A local project with global reach
The talent bench shifted as the program matured: early concept work drew on Buro Happold’s global aviation experience, then moved through New York and Pittsburgh for design and construction administration. What never shifted was proximity.
“We were on site weekly,” Gaus says. “Half the time it was faster to drive to the airport than to the office.” Problems that might have lingered on emails resolved in thirty‑minute hallway meetings or impromptu field walks with the contractor and architect.
Jeremy Snyder is direct about why that mattered: “It’s the airport’s building. They have to operate it. We moved efficiently and treated the owner as part of the team making decisions on design.”
What people will notice – and what they won’t
Travelers will recognize the ‘Pittsburgh-ness’ of the new hall immediately: the lift of the roofline, the light from all sides, the constellations overhead. They’ll also notice what’s missing.

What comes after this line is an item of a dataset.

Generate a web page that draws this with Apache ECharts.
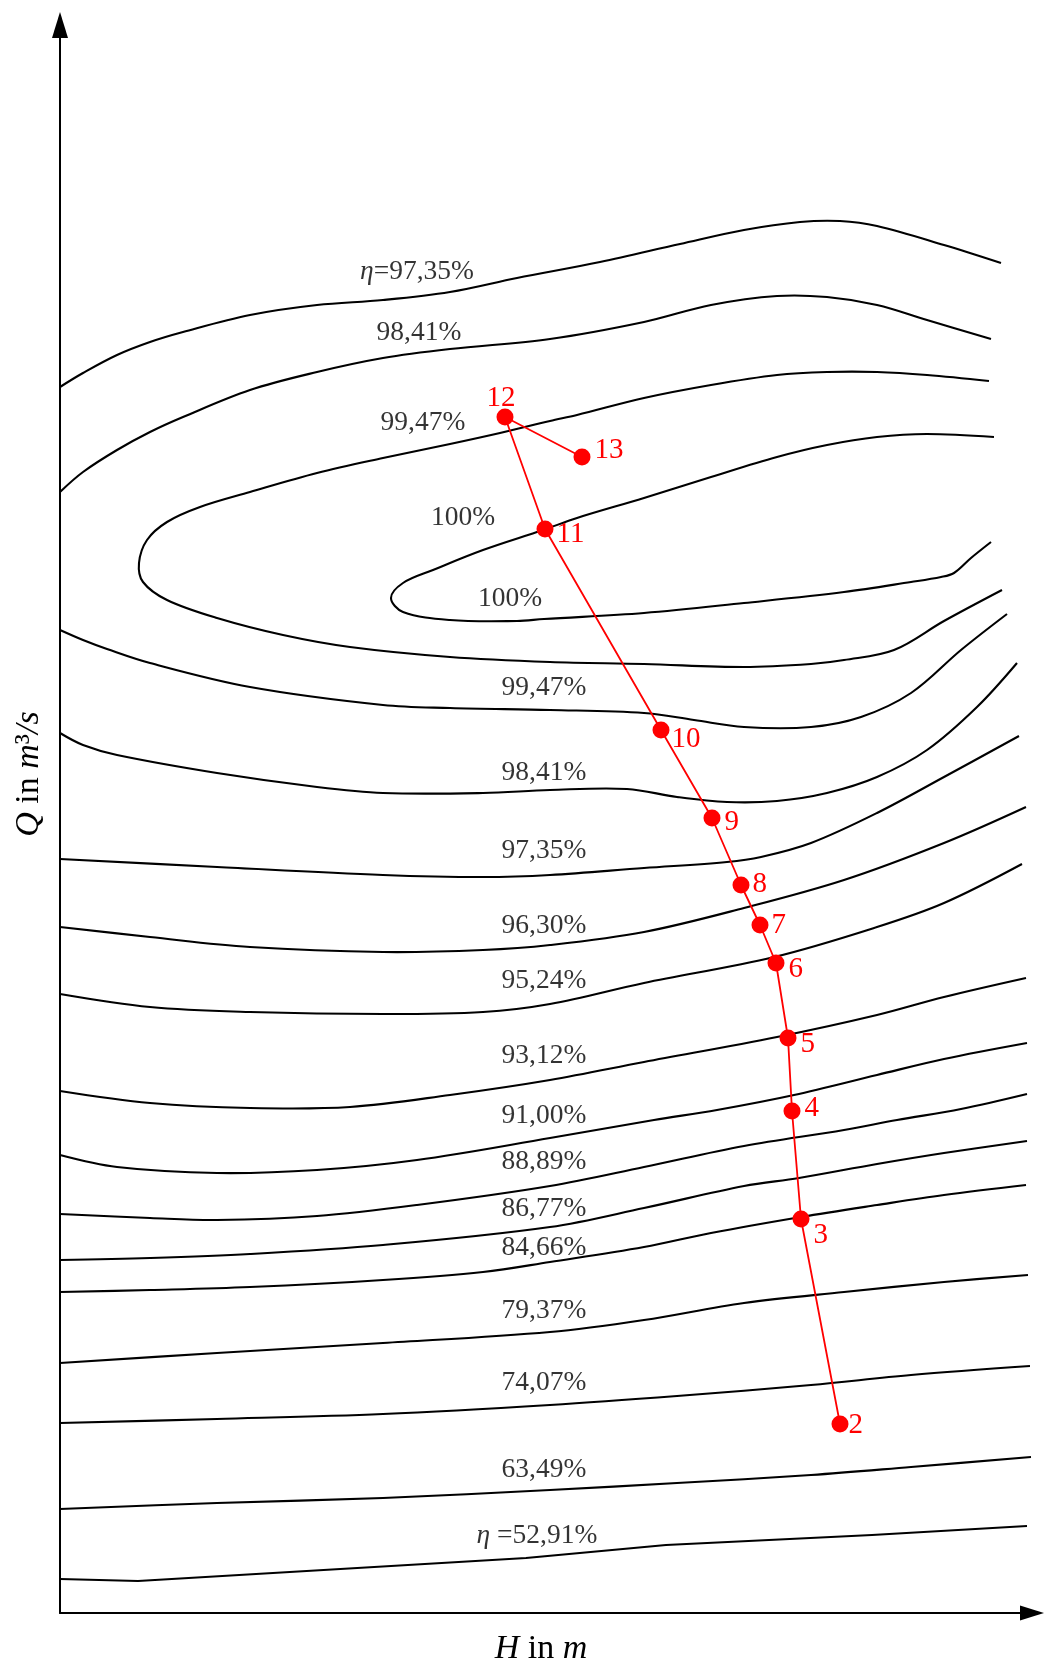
<!DOCTYPE html>
<html>
<head>
<meta charset="utf-8">
<script src="https://cdn.jsdelivr.net/npm/echarts@6/dist/echarts.min.js"></script>
<style>
html,body{margin:0;padding:0;background:#fff;}
#chart{width:1044px;height:1666px;}
</style>
</head>
<body>
<div id="chart"></div>
<script>
// ---- DATA (H, Q in chart units; the original shows no tick values) ----
const eta9735a = [[0,1226],[23,1240],[57,1258],[90,1271],[123,1281],[190,1298],[257,1308],[323,1313],[390,1321],[457,1335],[540,1351],[620,1369],[684,1383],[740,1391],[780,1392],[817,1387],[884,1368],[941,1350]];
const eta9841a = [[0,1121],[23,1141],[57,1163],[90,1181],[123,1196],[190,1223],[257,1241],[323,1255],[390,1264],[490,1274],[584,1291],[651,1308],[717,1317],[767,1316],[817,1308],[867,1293],[931,1274]];
const eta9947a = [[929,1232],[867,1238],[817,1241],[767,1241],[717,1238],[651,1228],[584,1215],[517,1198],[490,1192],[440,1180],[390,1169],[323,1155],[257,1140],[190,1121],[140,1106],[107,1091],[87,1073],[79,1050],[83,1031],[107,1013],[157,995],[223,978],[290,966],[390,956],[490,951],[584,949],[684,946],[751,949],[784,953],[834,963],[884,992],[942,1023]];
const eta100 = [[934,1176],[867,1179],[817,1176],[767,1168],[717,1156],[651,1136],[584,1115],[517,1095],[483,1083],[423,1063],[373,1043],[343,1030],[331,1015],[343,1001],[390,993],[457,992],[484,994],[584,1000],[684,1010],[784,1021],[851,1031],[881,1036],[894,1040],[911,1055],[931,1071]];
const eta9947b = [[0,983],[23,973],[47,964],[90,950],[190,926],[323,908],[390,905],[490,903],[584,900],[634,893],[684,886],[751,886],[801,896],[851,920],[901,963],[947,999]];
const eta9841b = [[0,880],[23,868],[57,858],[157,840],[257,826],[323,820],[423,820],[490,823],[567,824],[617,816],[667,811],[717,812],[767,820],[817,836],[867,863],[917,906],[957,950]];
const eta9735b = [[0,754],[157,746],[323,738],[423,736],[490,738],[584,745],[667,751],[701,756],[751,770],[817,800],[884,836],[959,877]];
const eta9630 = [[0,686],[90,676],[190,666],[323,661],[423,663],[490,668],[584,681],[684,705],[784,733],[884,770],[966,806]];
const eta9524 = [[0,619],[90,606],[190,601],[323,599],[423,601],[490,609],[584,630],[714,656],[817,686],[884,710],[962,749]];
const eta9312 = [[0,522],[90,510],[190,505],[290,506],[390,518],[490,533],[584,551],[717,576],[817,598],[884,616],[966,635]];
const eta9100 = [[0,458],[57,446],[157,440],[257,443],[357,453],[490,475],[594,493],[657,503],[734,518],[817,538],[884,554],[967,570]];
const eta8889 = [[0,399],[90,395],[157,393],[257,397],[357,408],[490,427],[584,446],[684,467],[784,483],[837,493],[901,504],[967,519]];
const eta8677 = [[0,353],[90,355],[190,359],[323,368],[490,386],[584,405],[684,427],[739,435],[817,449],[884,460],[967,472]];
const eta8466 = [[0,321],[90,323],[190,326],[323,333],[423,341],[490,351],[584,366],[651,380],[741,396],[817,408],[884,418],[966,428]];
const eta7937 = [[0,250],[157,260],[323,270],[490,281],[584,293],[684,310],[784,321],[884,331],[968,338]];
const eta7407 = [[0,190],[157,194],[323,199],[490,208],[617,217],[751,228],[851,238],[970,247]];
const eta6349 = [[0,104],[157,110],[323,115],[490,123],[617,130],[751,138],[851,146],[971,156]];
const eta5291 = [[0,34],[78,32],[466,55],[606,68],[812,78],[967,87]];

// operating points 2..13
const opNames = ['2','3','4','5','6','7','8','9','10','11','12','13'];
const opH = [780,741,732,728,716,700,681,652,601,485,445,522];
const opQ = [189,394,502,575,650,688,728,795,883,1084,1196,1156];

// contour labels
const labelText = ['η=97,35%','98,41%','99,47%','100%','100%','99,47%','98,41%','97,35%','96,30%','95,24%','93,12%','91,00%','88,89%','86,77%','84,66%','79,37%','74,07%','63,49%','η =52,91%'];
const labelH = [357,359,363,403,450,484,484,484,484,484,484,484,484,484,484,484,484,484,477];
const labelQ = [1341,1280,1190,1095,1014,925,840,762,687,632,557,497,451,404,365,302,230,143,77];

// axis extents (chart units)
const H_MAX = 972, Q_MAX = 1588;

// ---- build chart ----
const FONT = 'Liberation Serif';
const smoothCurves = [eta9735a, eta9841a, eta9947a, eta100, eta9947b, eta9841b, eta9735b, eta9630, eta9524, eta9312, eta9100, eta8889, eta8677, eta8466, eta7937, eta7407, eta6349];

// Each contour is drawn as one path through its data points, mapped by the grid's axes.
function contourSeries(data, smooth) {
  return {
    type:'custom', coordinateSystem:'cartesian2d', data:data,
    encode:{x:0, y:1}, silent:true, z:2,
    renderItem:function (params, api) {
      if (params.dataIndex !== 0) return null;
      const pts = data.map(p => api.coord(p));
      return {type:'polyline', shape:{points:pts, smooth:smooth},
        style:{stroke:'#000', lineWidth:2.1, fill:'none', lineJoin:'round'}};
    }
  };
}

const series = smoothCurves.map(d => contourSeries(d, 0.35));
series.push(contourSeries(eta5291, 0));

// label offsets for point numbers (style only)
const opLabelStyle = {
  '2':{position:'right', offset:[-4,1]},
  '3':{position:'right', offset:[0,16]},
  '4':{position:'right', offset:[0,-3]},
  '5':{position:'right', offset:[0,6]},
  '6':{position:'right', offset:[0,6]},
  '7':{position:'right', offset:[-1,0]},
  '8':{position:'right', offset:[-1,-1]},
  '9':{position:'right', offset:[0,4]},
  '10':{position:'right', offset:[-2,9]},
  '11':{position:'right', offset:[-1,5]},
  '12':{position:'top', offset:[-4,8]},
  '13':{position:'right', offset:[0,-7]}
};

series.push({
  type:'line',
  data: opNames.map((n,i) => ({name:n, value:[opH[i], opQ[i]], label:opLabelStyle[n]})),
  symbol:'circle', symbolSize:17,
  itemStyle:{color:'#ff0000'},
  lineStyle:{color:'#ff0000', width:1.8},
  label:{show:true, formatter:p=>p.name, color:'#ff0000', fontFamily:FONT, fontSize:29, distance:4},
  silent:true, clip:false, z:5
});

series.push({
  type:'scatter',
  data: labelText.map((t,i) => ({value:[labelH[i], labelQ[i]], t:t})),
  symbol:'circle', symbolSize:1, itemStyle:{color:'rgba(0,0,0,0)'},
  label:{show:true, position:'inside',
    formatter:p=>p.data.t.replace('η','{i|η}'),
    color:'#000', fontFamily:FONT, fontSize:27.5,
    rich:{i:{fontStyle:'italic', fontFamily:FONT, fontSize:27.5, color:'#000'}}},
  silent:true, clip:false, z:6
});

const chart = echarts.init(document.getElementById('chart'), null, {renderer:'canvas'});
chart.setOption({
  animation:false,
  backgroundColor:'#fff',
  grid:{left:60, right:12, top:25, bottom:53},
  xAxis:{type:'value', min:0, max:H_MAX,
    axisLine:{show:true, onZero:false, lineStyle:{color:'#000', width:2}, symbol:['none','triangle'], symbolSize:[15,24]},
    axisTick:{show:false}, axisLabel:{show:false}, splitLine:{show:false}},
  yAxis:{type:'value', min:0, max:Q_MAX,
    axisLine:{show:true, onZero:false, lineStyle:{color:'#000', width:2}, symbol:['none','triangle'], symbolSize:[16,26]},
    axisTick:{show:false}, axisLabel:{show:false}, splitLine:{show:false}},
  graphic:[
    {type:'text', x:541, y:1649, silent:true,
      style:{text:'{i|H} in {i|m}', fill:'#000', fontFamily:FONT, fontSize:34, align:'center', verticalAlign:'middle',
        rich:{i:{fontStyle:'italic', fontFamily:FONT, fontSize:34, fill:'#000'}}}},
    {type:'text', x:29, y:774, rotation:Math.PI/2, silent:true,
      style:{text:'{i|Q} in {i|m}³{i|/s}', fill:'#000', fontFamily:FONT, fontSize:34, align:'center', verticalAlign:'middle',
        rich:{i:{fontStyle:'italic', fontFamily:FONT, fontSize:34, fill:'#000'}}}}
  ],
  series:series
});
</script>
</body>
</html>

The tram is gone; the walk is shorter; the signage reads clearly. Much of what makes that possible is deliberately invisible – air delivered where people are; power and data routed where they need to be; sensors adjusting light to the day – so the building can do more with less.
For the engineers who lived with it for years, the pride is more granular. “We had to keep a complex campus breathing while we changed a lung,” Hochberger says, smiling at the metaphor. Weleski calls it a legacy project. “You don’t build a new airport here every decade,” he says. “I came to work on this. I can’t wait to fly out of it.”
In the end, the terminal modernization reflects the spirit of the city it serves: a clarity of purpose, an economy of means, and an insistence on doing the hardest work out of view so the experience feels effortless. It is, as the team repeatedly noted, an airport for Pittsburgh, by Pittsburgh – engineered to carry the region forward.

For us, the measure of success wasn’t just opening a new terminal – it was giving Pittsburgh an airport that feels effortless to use and resilient to operate. When engineering disappears into the experience, that’s when we know we’ve done our job.”